Under pressure

My hands are stiff, achy and swelly tonight. There was a time when I’d have had no idea what could have brought on any particular flare — they all seemed incredibly, frustratingly random.

Sometimes they are. That’s just how rheuma is.

But I know why barometermy hands hurt.  The barometer is rising, and a high pressure area is settling in to the west. That’s all it takes.

Although tomorrow is fall equinox, I live in Northern California, and it’ll be hot outside for the next several days. Temperatures generally stay quite warm through mid-October around here, then it cools down slowly and gently after that. November and December finally feel sharp, crisp and autumny. If we’re lucky, the rains come. My home is in the Sierra mountains about 50 miles west of Lake Tahoe. Even at 3,200 feet above sea level, it usually doesn’t get truly cold until January.

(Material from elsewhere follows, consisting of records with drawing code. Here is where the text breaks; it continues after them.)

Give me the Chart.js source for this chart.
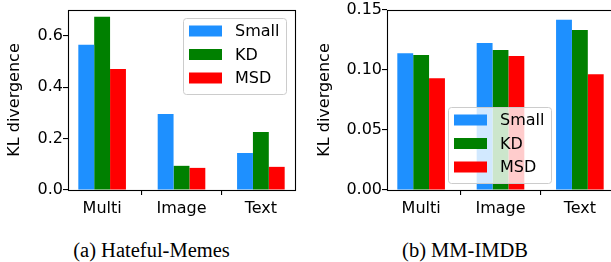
<!DOCTYPE html>
<html>
<head>
<meta charset="utf-8">
<script src="https://cdn.jsdelivr.net/npm/chart.js@4.4.0/dist/chart.umd.min.js"></script>
<style>
	html, body { margin: 0; padding: 0; background: #fff; width: 611px; height: 262px; overflow: hidden; }
	.box { position: absolute; top: 0; height: 232px; }
	.caption { position: absolute; top: 240px; font-family: "Liberation Serif", "Times New Roman", serif; font-size: 20.5px; line-height: 1; color: #000; text-align: center; white-space: nowrap; }
</style>
</head>
<body>
<div class="box" style="left:0;width:305px"><canvas id="chart-hm"></canvas></div>
<div class="box" style="left:305px;width:311px"><canvas id="chart-imdb"></canvas></div>
<div class="caption" style="left:0;width:303px">(a) Hateful-Memes</div>
<div class="caption" style="left:305px;width:320px">(b) MM-IMDB</div>

<script>
// data
const categories = ['Multi', 'Image', 'Text'];
const seriesNames = ['Small', 'KD', 'MSD'];
const seriesColors = ['#1E90FF', '#008000', '#FF0000'];

const hmSmall = [0.565, 0.296, 0.144];
const hmKD = [0.674, 0.094, 0.226];
const hmMSD = [0.471, 0.086, 0.090];
const hmTicks = [0, 0.2, 0.4, 0.6];

const imdbSmall = [0.114, 0.1225, 0.1418];
const imdbKD = [0.1125, 0.1167, 0.1333];
const imdbMSD = [0.0932, 0.1117, 0.0965];
const imdbTicks = [0, 0.05, 0.10, 0.15];

const FONT = "'DejaVu Sans', sans-serif";

// matplotlib style frame + legend box drawn on top of the bars
const framePlugin = {
	id: 'mplFrame',
	afterDatasetsDraw(chart, args, opts) {
		const ctx = chart.ctx;
		const a = chart.chartArea;
		ctx.save();
		ctx.strokeStyle = '#000';
		ctx.lineWidth = 1.1;
		ctx.strokeRect(Math.round(a.left) + 0.5, Math.round(a.top) + 0.5, Math.round(a.right - a.left), Math.round(a.bottom - a.top));

		// legend
		const lg = opts.legend;
		const r = 3;
		ctx.beginPath();
		ctx.roundRect(lg.x + 0.5, lg.y + 0.5, lg.w, lg.h, r);
		ctx.fillStyle = 'rgba(255,255,255,0.8)';
		ctx.fill();
		ctx.strokeStyle = '#cccccc';
		ctx.lineWidth = 1;
		ctx.stroke();

		ctx.font = '16px ' + FONT;
		ctx.textBaseline = 'middle';
		ctx.textAlign = 'left';
		chart.data.datasets.forEach((ds, i) => {
			const cy = lg.y + 13 + i * 23.5;
			ctx.fillStyle = ds.backgroundColor;
			ctx.fillRect(lg.x + 6, cy - 5.5, 33, 11);
			ctx.fillStyle = '#000';
			ctx.fillText(ds.label, lg.x + 52, cy + 1);
		});
		ctx.restore();
	}
};

const make_chart = (id, series, yMax, yTicks, digits, yWidth, legendPos, titlePad) => {
	const datasets = series.map((vals, i) => ({
		label: seriesNames[i],
		data: vals.map((v, k) => ({ x: k, y: v })),
		backgroundColor: seriesColors[i],
		borderWidth: 0,
		categoryPercentage: 0.6,
		barPercentage: 1.0
	}));

	return new Chart(document.getElementById(id), {
		type: 'bar',
		data: { datasets: datasets },
		options: {
			responsive: true,
			maintainAspectRatio: false,
			animation: false,
			layout: { padding: { top: 10, right: id === 'chart-hm' ? 10 : 2, left: 0, bottom: 0 } },
			plugins: {
				legend: { display: false },
				tooltip: { enabled: false },
				mplFrame: { legend: legendPos }
			},
			scales: {
				x: {
					type: 'linear',
					min: -0.43,
					max: 2.43,
					offset: false,
					afterBuildTicks: (s) => { s.ticks = categories.map((c, k) => ({ value: k })); },
					afterFit: (s) => { s.height = 42; },
					grid: { display: true, drawOnChartArea: false, drawTicks: true, tickLength: 5, color: '#000', lineWidth: 1.1 },
					border: { display: false },
					ticks: {
						autoSkip: false,
						maxRotation: 0,
						padding: 4,
						color: '#000',
						font: { family: FONT, size: 16 },
						callback: (v) => categories[v]
					}
				},
				y: {
					min: 0,
					max: yMax,
					afterBuildTicks: (s) => { s.ticks = yTicks.map(v => ({ value: v })); },
					afterFit: (s) => { s.width = yWidth; },
					grid: { display: true, drawOnChartArea: false, drawTicks: true, tickLength: 5, color: '#000', lineWidth: 1.1 },
					border: { display: false },
					title: {
						display: true,
						text: 'KL divergence',
						color: '#000',
						font: { family: FONT, size: 16 },
						padding: { top: titlePad, bottom: 0 }
					},
					ticks: {
						padding: 0,
						color: '#000',
						font: { family: FONT, size: 16 },
						callback: (v) => Number(v).toFixed(digits)
					}
				}
			}
		},
		plugins: [framePlugin]
	});
}

make_chart('chart-hm', [hmSmall, hmKD, hmMSD], 0.70, hmTicks, 1, 68, { x: 183, y: 18, w: 103, h: 76 }, 5);
make_chart('chart-imdb', [imdbSmall, imdbKD, imdbMSD], 0.15, imdbTicks, 2, 82, { x: 143, y: 107, w: 103, h: 76 }, 10);
</script>
</body>
</html>
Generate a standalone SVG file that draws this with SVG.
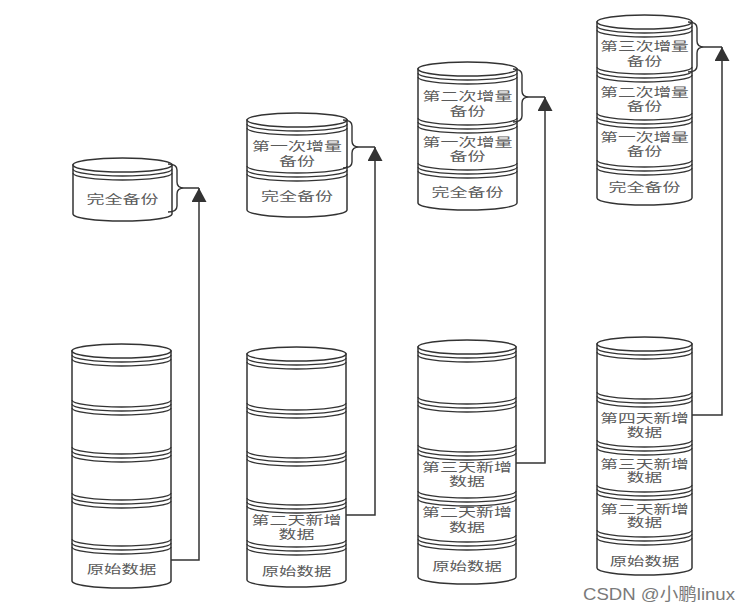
<svg xmlns="http://www.w3.org/2000/svg" width="756" height="607" viewBox="0 0 756 607">
<style>
.s{fill:#fff;stroke:#333;stroke-width:1.5}
.a{fill:none;stroke:#333;stroke-width:1.3}
.b{fill:none;stroke:#333;stroke-width:1.4}
.c{fill:none;stroke:#333;stroke-width:1.5}
.t{font-family:"Liberation Sans","Noto Sans CJK SC",sans-serif;font-size:12px;fill:#5a5a5a;text-anchor:middle}
.w{font-family:"Liberation Sans","Noto Sans CJK SC",sans-serif;font-size:17px;fill:#7a7a7a}
</style>
<defs>
<marker id="ah" markerUnits="userSpaceOnUse" markerWidth="15" markerHeight="15" refX="14" refY="7.5" orient="auto">
<path d="M0,0 L14,7.5 L0,15 Z" fill="#333"/>
</marker>
</defs>
<rect width="756" height="607" fill="#fff"/>

<g id="connectors">
<path class="c" d="M171,560 H199 V188" marker-end="url(#ah)"/>
<path class="c" d="M346,515 H375 V147" marker-end="url(#ah)"/>
<path class="c" d="M516,463 H545 V97" marker-end="url(#ah)"/>
<path class="c" d="M692,415 H722 V47" marker-end="url(#ah)"/>
</g>

<!-- Column 1 -->
<g id="stack1-backup">
<path class="s" d="M73,165 V214 A49.5,7 0 0 0 172,214 V165 Z"/>
<ellipse class="s" cx="122.5" cy="165" rx="49.5" ry="7"/>
<path class="a" d="M73,169 A49.5,7 0 0 0 172,169 M73,173 A49.5,7 0 0 0 172,173"/>
<text class="t" transform="translate(122.5 0) scale(1.5 1)" x="0" y="204.5">完全备份</text>
</g>
<g id="stack1-data">
<path class="s" d="M72,351 V581 A49.5,7 0 0 0 171,581 V351 Z"/>
<ellipse class="s" cx="121.5" cy="351" rx="49.5" ry="7"/>
<path class="a" d="M72,355 A49.5,7 0 0 0 171,355 M72,359 A49.5,7 0 0 0 171,359
M72,400 A49.5,7 0 0 0 171,400 M72,404 A49.5,7 0 0 0 171,404 M72,408 A49.5,7 0 0 0 171,408
M72,447 A49.5,7 0 0 0 171,447 M72,451 A49.5,7 0 0 0 171,451 M72,455 A49.5,7 0 0 0 171,455
M72,493 A49.5,7 0 0 0 171,493 M72,497 A49.5,7 0 0 0 171,497 M72,501 A49.5,7 0 0 0 171,501
M72,539 A49.5,7 0 0 0 171,539 M72,543 A49.5,7 0 0 0 171,543 M72,547 A49.5,7 0 0 0 171,547"/>
<text class="t" transform="translate(121.5 0) scale(1.45 1)" x="0" y="574.5">原始数据</text>
</g>

<!-- Column 2 -->
<g id="stack2-backup">
<path class="s" d="M247,120 V210 A50,7 0 0 0 347,210 V120 Z"/>
<ellipse class="s" cx="297" cy="120" rx="50" ry="7"/>
<path class="a" d="M247,124 A50,7 0 0 0 347,124 M247,128 A50,7 0 0 0 347,128
M247,166 A50,7 0 0 0 347,166 M247,170 A50,7 0 0 0 347,170 M247,174 A50,7 0 0 0 347,174"/>
<text class="t" transform="translate(297 0) scale(1.5 1)"><tspan x="0" y="151.5">第一次增量</tspan><tspan x="0" y="166.5">备份</tspan></text>
<text class="t" transform="translate(297 0) scale(1.5 1)" x="0" y="201.5">完全备份</text>
</g>
<g id="stack2-data">
<path class="s" d="M247,354 V580 A49.5,7 0 0 0 346,580 V354 Z"/>
<ellipse class="s" cx="296.5" cy="354" rx="49.5" ry="7"/>
<path class="a" d="M247,358 A49.5,7 0 0 0 346,358 M247,362 A49.5,7 0 0 0 346,362
M247,403 A49.5,7 0 0 0 346,403 M247,407 A49.5,7 0 0 0 346,407 M247,411 A49.5,7 0 0 0 346,411
M247,451 A49.5,7 0 0 0 346,451 M247,455 A49.5,7 0 0 0 346,455 M247,459 A49.5,7 0 0 0 346,459
M247,498 A49.5,7 0 0 0 346,498 M247,502 A49.5,7 0 0 0 346,502 M247,506 A49.5,7 0 0 0 346,506
M247,540 A49.5,7 0 0 0 346,540 M247,544 A49.5,7 0 0 0 346,544 M247,548 A49.5,7 0 0 0 346,548"/>
<text class="t" transform="translate(296.5 0) scale(1.5 1)"><tspan x="0" y="525.5">第二天新增</tspan><tspan x="0" y="539.5">数据</tspan></text>
<text class="t" transform="translate(296.5 0) scale(1.45 1)" x="0" y="576.5">原始数据</text>
</g>

<!-- Column 3 -->
<g id="stack3-backup">
<path class="s" d="M418,69 V203 A49.5,7 0 0 0 517,203 V69 Z"/>
<ellipse class="s" cx="467.5" cy="69" rx="49.5" ry="7"/>
<path class="a" d="M418,73 A49.5,7 0 0 0 517,73 M418,77 A49.5,7 0 0 0 517,77
M418,118 A49.5,7 0 0 0 517,118 M418,122 A49.5,7 0 0 0 517,122 M418,126 A49.5,7 0 0 0 517,126
M418,163 A49.5,7 0 0 0 517,163 M418,167 A49.5,7 0 0 0 517,167 M418,171 A49.5,7 0 0 0 517,171"/>
<text class="t" transform="translate(467.5 0) scale(1.5 1)"><tspan x="0" y="101.5">第二次增量</tspan><tspan x="0" y="116.5">备份</tspan></text>
<text class="t" transform="translate(467.5 0) scale(1.5 1)"><tspan x="0" y="147.5">第一次增量</tspan><tspan x="0" y="161.5">备份</tspan></text>
<text class="t" transform="translate(467.5 0) scale(1.5 1)" x="0" y="197.5">完全备份</text>
</g>
<g id="stack3-data">
<path class="s" d="M418,347 V577 A49,7 0 0 0 516,577 V347 Z"/>
<ellipse class="s" cx="467" cy="347" rx="49" ry="7"/>
<path class="a" d="M418,351 A49,7 0 0 0 516,351 M418,355 A49,7 0 0 0 516,355
M418,397 A49,7 0 0 0 516,397 M418,401 A49,7 0 0 0 516,401 M418,405 A49,7 0 0 0 516,405
M418,445 A49,7 0 0 0 516,445 M418,449 A49,7 0 0 0 516,449 M418,453 A49,7 0 0 0 516,453
M418,491 A49,7 0 0 0 516,491 M418,495 A49,7 0 0 0 516,495 M418,499 A49,7 0 0 0 516,499
M418,535 A49,7 0 0 0 516,535 M418,539 A49,7 0 0 0 516,539 M418,543 A49,7 0 0 0 516,543"/>
<text class="t" transform="translate(467 0) scale(1.5 1)"><tspan x="0" y="472.5">第三天新增</tspan><tspan x="0" y="486.5">数据</tspan></text>
<text class="t" transform="translate(467 0) scale(1.5 1)"><tspan x="0" y="517.5">第二天新增</tspan><tspan x="0" y="532.5">数据</tspan></text>
<text class="t" transform="translate(467 0) scale(1.45 1)" x="0" y="571.5">原始数据</text>
</g>

<!-- Column 4 -->
<g id="stack4-backup">
<path class="s" d="M597,22 V198 A47.5,7 0 0 0 692,198 V22 Z"/>
<ellipse class="s" cx="644.5" cy="22" rx="47.5" ry="7"/>
<path class="a" d="M597,26 A47.5,7 0 0 0 692,26 M597,30 A47.5,7 0 0 0 692,30
M597,67 A47.5,7 0 0 0 692,67 M597,71 A47.5,7 0 0 0 692,71 M597,75 A47.5,7 0 0 0 692,75
M597,113 A47.5,7 0 0 0 692,113 M597,117 A47.5,7 0 0 0 692,117 M597,121 A47.5,7 0 0 0 692,121
M597,160 A47.5,7 0 0 0 692,160 M597,164 A47.5,7 0 0 0 692,164 M597,168 A47.5,7 0 0 0 692,168"/>
<text class="t" transform="translate(644.5 0) scale(1.48 1)"><tspan x="0" y="51.5">第三次增量</tspan><tspan x="0" y="66.5">备份</tspan></text>
<text class="t" transform="translate(644.5 0) scale(1.48 1)"><tspan x="0" y="97.5">第二次增量</tspan><tspan x="0" y="111.5">备份</tspan></text>
<text class="t" transform="translate(644.5 0) scale(1.48 1)"><tspan x="0" y="142.5">第一次增量</tspan><tspan x="0" y="156.5">备份</tspan></text>
<text class="t" transform="translate(644.5 0) scale(1.5 1)" x="0" y="192.5">完全备份</text>
</g>
<g id="stack4-data">
<path class="s" d="M597,344 V568 A47.5,7 0 0 0 692,568 V344 Z"/>
<ellipse class="s" cx="644.5" cy="344" rx="47.5" ry="7"/>
<path class="a" d="M597,348 A47.5,7 0 0 0 692,348 M597,352 A47.5,7 0 0 0 692,352
M597,392 A47.5,7 0 0 0 692,392 M597,396 A47.5,7 0 0 0 692,396 M597,400 A47.5,7 0 0 0 692,400
M597,440 A47.5,7 0 0 0 692,440 M597,444 A47.5,7 0 0 0 692,444 M597,448 A47.5,7 0 0 0 692,448
M597,485 A47.5,7 0 0 0 692,485 M597,489 A47.5,7 0 0 0 692,489 M597,493 A47.5,7 0 0 0 692,493
M597,530 A47.5,7 0 0 0 692,530 M597,534 A47.5,7 0 0 0 692,534 M597,538 A47.5,7 0 0 0 692,538"/>
<text class="t" transform="translate(644.5 0) scale(1.48 1)"><tspan x="0" y="423.5">第四天新增</tspan><tspan x="0" y="437.5">数据</tspan></text>
<text class="t" transform="translate(644.5 0) scale(1.48 1)"><tspan x="0" y="469.5">第三天新增</tspan><tspan x="0" y="482.5">数据</tspan></text>
<text class="t" transform="translate(644.5 0) scale(1.48 1)"><tspan x="0" y="514.5">第二天新增</tspan><tspan x="0" y="527.5">数据</tspan></text>
<text class="t" transform="translate(644.5 0) scale(1.45 1)" x="0" y="566.5">原始数据</text>
</g>

<g id="braces">
<path class="b" d="M168,164 Q177,164 177,170 V182 Q177,188 184,188 Q177,188 177,194 V206 Q177,212 168,212 M184,188 H199"/>
<path class="b" d="M343,120 Q352,120 352,126 V141 Q352,147 359,147 Q352,147 352,153 V162 Q352,168 343,168 M359,147 H375"/>
<path class="b" d="M513,69 Q522,69 522,75 V91 Q522,97 529,97 Q522,97 522,103 V116 Q522,122 513,122 M529,97 H545"/>
<path class="b" d="M688,22 Q697,22 697,28 V41 Q697,47 704,47 Q697,47 697,53 V66 Q697,72 688,72 M704,47 H722"/>
</g>

<text class="w" x="583" y="600" textLength="152" lengthAdjust="spacingAndGlyphs">CSDN @小鹏linux</text>
</svg>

I’d always heard that older people moved to warm, dry states because the higher temps and lower humidity helped their aches and pains. So it always puzzled me that it never seemed to matter what the weather was like when my joints flared. When I was first diagnosed with RA, I lived in Northern Germany, right at the edge of the North Sea. It was damp, windy, cold and rainy about nine months out of the year. Summers were pleasantly warm, never hot, and sometimes humid. The rheuma attacked all year ’round. I absolutely loved it there.

When I returned to California in the early 90s, I thought the warm, dry weather here might help. It didn’t. Wet and cold, warm and dry, it made no difference at all.

I lived here for five years before the RA finally went into remission all on its own. I wasn’t taking any medications for it; I’d gotten tired of popping pills and dealing with unpleasant, risky side effects while never getting any relief from the flares or the pain. I’d given up. I was living with it.